Mathematical methods have long played an important role in management and economics but have become increasingly important in the last few decades. ``Business mathematics,'' such as the computation of compound interest, appeared in ancient Mesopotamia but became prevalent in the mercantile economy of the Renaissance. Mathematics later contributed to the engineering advances that made the Industrial Revolution possible. Mathematics crept into economics during the 18th and 19th centuries and became firmly established in the 20th.

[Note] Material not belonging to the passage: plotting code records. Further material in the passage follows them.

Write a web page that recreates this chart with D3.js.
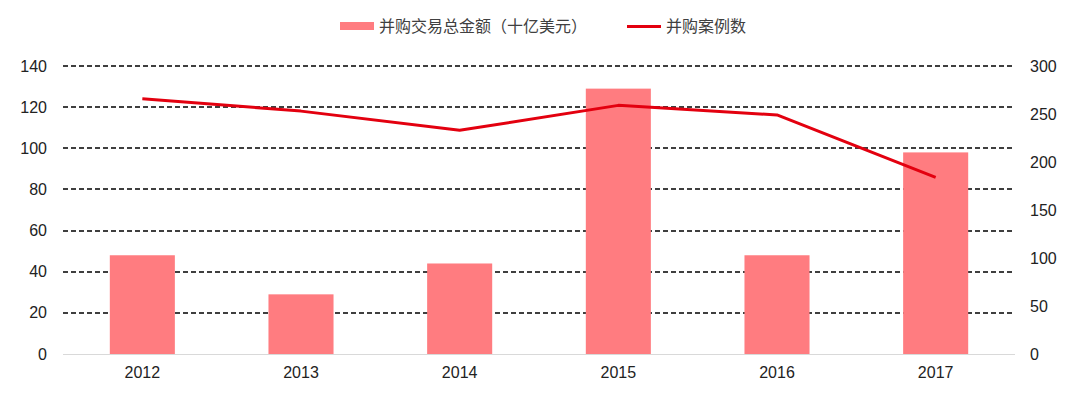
<!DOCTYPE html>
<html><head><meta charset="utf-8">
<script src="https://cdn.jsdelivr.net/npm/d3@7/dist/d3.min.js"></script>
<style>body{margin:0;background:#fff}svg{display:block}</style>
</head><body>
<svg id="c" width="1080" height="394"></svg>
<script>
const years = ["2012","2013","2014","2015","2016","2017"];
const dealValue = [48, 29, 44, 129, 48, 98];
const dealCount = [266, 253, 233, 259, 249, 184];
const leftTicks = [0,20,40,60,80,100,120,140];
const rightTicks = [0,50,100,150,200,250,300];
const seriesNames = ["并购交易总金额（十亿美元）","并购案例数"];

const svg = d3.select("#c");
const L = 63, R = 1015, T = 66, B = 354;
const x = d3.scaleBand().domain(years).range([L, R]).paddingInner(0.59).paddingOuter(0.295);
const yL = d3.scaleLinear().domain([0,140]).range([B, T]);
const yR = d3.scaleLinear().domain([0,300]).range([B, T]);
const font = "'Liberation Sans', Arial, sans-serif";

// gridlines
svg.append("g").selectAll("line").data(leftTicks.filter(d=>d>0)).join("line")
  .attr("x1", L).attr("x2", R).attr("y1", d=>Math.round(yL(d))).attr("y2", d=>Math.round(yL(d)))
  .attr("stroke", "#000").attr("stroke-width", 1.5).attr("stroke-dasharray", "5,3");

// bars
svg.append("g").selectAll("rect").data(years).join("rect")
  .attr("x", d=>x(d)).attr("width", x.bandwidth())
  .attr("y", (d,i)=>yL(dealValue[i])).attr("height", (d,i)=>B - yL(dealValue[i]))
  .attr("fill", "#FF7C80");

// baseline
svg.append("line").attr("x1", L).attr("x2", R).attr("y1", B+0.5).attr("y2", B+0.5)
  .attr("stroke", "#d9d9d9").attr("stroke-width", 1);

// line
const line = d3.line().x((d,i)=>x(years[i]) + x.bandwidth()/2).y(d=>yR(d));
svg.append("path").datum(dealCount).attr("d", line)
  .attr("fill", "none").attr("stroke", "#E3000F").attr("stroke-width", 3).attr("stroke-linejoin","round");

// left axis
const axL = d3.axisLeft(yL).tickValues(leftTicks).tickSize(0).tickPadding(0);
const gL = svg.append("g").attr("transform", `translate(47,0)`).call(axL);
gL.select(".domain").remove();
gL.selectAll("text").attr("font-family", font).attr("font-size", 16).attr("fill", "#222");

// right axis
const axR = d3.axisRight(yR).tickValues(rightTicks).tickSize(0).tickPadding(0);
const gR = svg.append("g").attr("transform", `translate(1030,0)`).call(axR);
gR.select(".domain").remove();
gR.selectAll("text").attr("font-family", font).attr("font-size", 16).attr("fill", "#222");

// bottom axis
const axB = d3.axisBottom(x).tickSize(0).tickPadding(0);
const gB = svg.append("g").attr("transform", `translate(0,${B+13})`).call(axB);
gB.select(".domain").remove();
gB.selectAll("text").attr("font-family", font).attr("font-size", 16).attr("fill", "#222");

// legend
const lg = svg.append("g").attr("font-family", "'Noto Sans CJK SC', sans-serif").attr("font-size", 16).attr("fill", "#404040");
lg.append("rect").attr("x", 340).attr("y", 22).attr("width", 34).attr("height", 8).attr("fill", "#FF7C80");
lg.append("text").attr("x", 379).attr("y", 32).text(seriesNames[0]);
lg.append("line").attr("x1", 627).attr("x2", 661).attr("y1", 26.5).attr("y2", 26.5).attr("stroke", "#E3000F").attr("stroke-width", 3);
lg.append("text").attr("x", 666).attr("y", 32).text(seriesNames[1]);
</script>
</body></html>
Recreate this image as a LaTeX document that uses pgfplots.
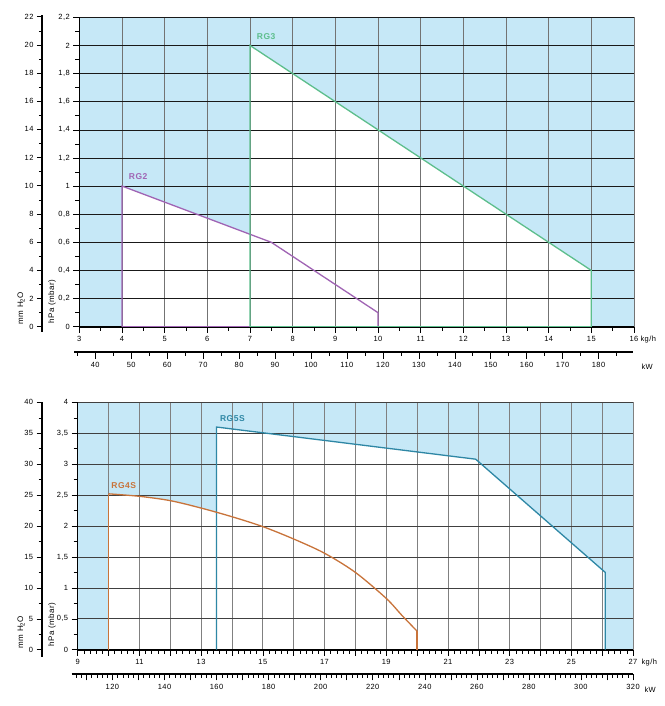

It is only in the last few decades that management per se has received the sort of rigorous study that permits the application of mathematics. In the early part of this century ``scientific management,'' called ``Taylorism'' after its founder F. Taylor, was fashionable. This movement made some worthwhile contributions, such as time-and-motion studies, but it was coupled with dreadful labor relations practices. The symbol of the movement was the efficiency expert policing the shop floor with stopwatch and clipboard.
After Taylorism waned, interest shifted more to making efficient use of labor and other factors than making employees work harder. Shortly before the Second World War a team of scientists solved the operational problems of coordinating Britain's radar stations and thereby created ``operational research,'' called ``operations research'' in the U.S. During the war this practice of putting scientists and mathematicians to work on operational problems was surprisingly successful in both the British and American military, partly because members of the professional class who had not previously ``dirtied their hands'' had their first opportunity to apply their training to operational problems. Their success attracted attention, and operations research spread to industry during the fifties.
After the war, G. Dantzig and others developed linear programming at about the same time that computers became available to solve linear programming models. Linear programming proved a remarkably useful tool for the efficient allocation of resources, and this gave a great boost to operations research. In the early postwar years J. von Neumann and O. Morgenstern invented game theory (closely related to linear programming), and H. W. Kuhn and A. W. Tucker broke ground in nonlinear programming. W. E. Deming and others developed statistical techniques for quality control, and the statistical methods first designed for psychometrics in the early 20th century became the mathematical basis for econometrics. Meanwhile business schools began teaching many of these techniques along with microeconomics and other quantitative fields. As a result of all this, mathematical modeling has played an increasingly important role in management and economics.
In fact one can make a case that overreliance on a mathematical approach has sometimes led to neglect of other approaches. After its first few years, operations research focused almost exclusively on mathematical modeling. The reigning orthodoxy in much of economics is the ``neoclassical'' paradigm, which is heavily mathematical. There is little communication between people in quantitative fields and those in such ``soft'' fields as organizational science and general management.
In fact both approaches appear to be in a crisis. Economics and operations research have achieved much, but neither can adequately understand phenomena that involve human beings. The soft sciences take on the difficult, ill-structured, human-oriented problems, but it is unclear even what counts as a satisfactory theory in these areas.
One can hope that this double crisis will lead in the coming years to a ``paradigm shift'' that will supplant the ``hard'' and ``soft'' approaches with an integrated science with the rigor of one and the breadth of the other. There are faint signs of such a shift, but they are not sufficiently crystallized to show up in a business school curriculum.
Despite the limitations of the quantitative methods discussed in this course, in many specific areas they are quite useful. In fact the potential of most mathematical techniques, particularly those of operations research, is only beginning to be realized in practice. Affordable personal computers and user-friendly software are motivating managers to learn about mathematical models and use them. Also the line between managerial and technical staff is blurring, so that managers now run models on their notebook computers that systems analysts once ran on mainframes. This again leads to more widespread use.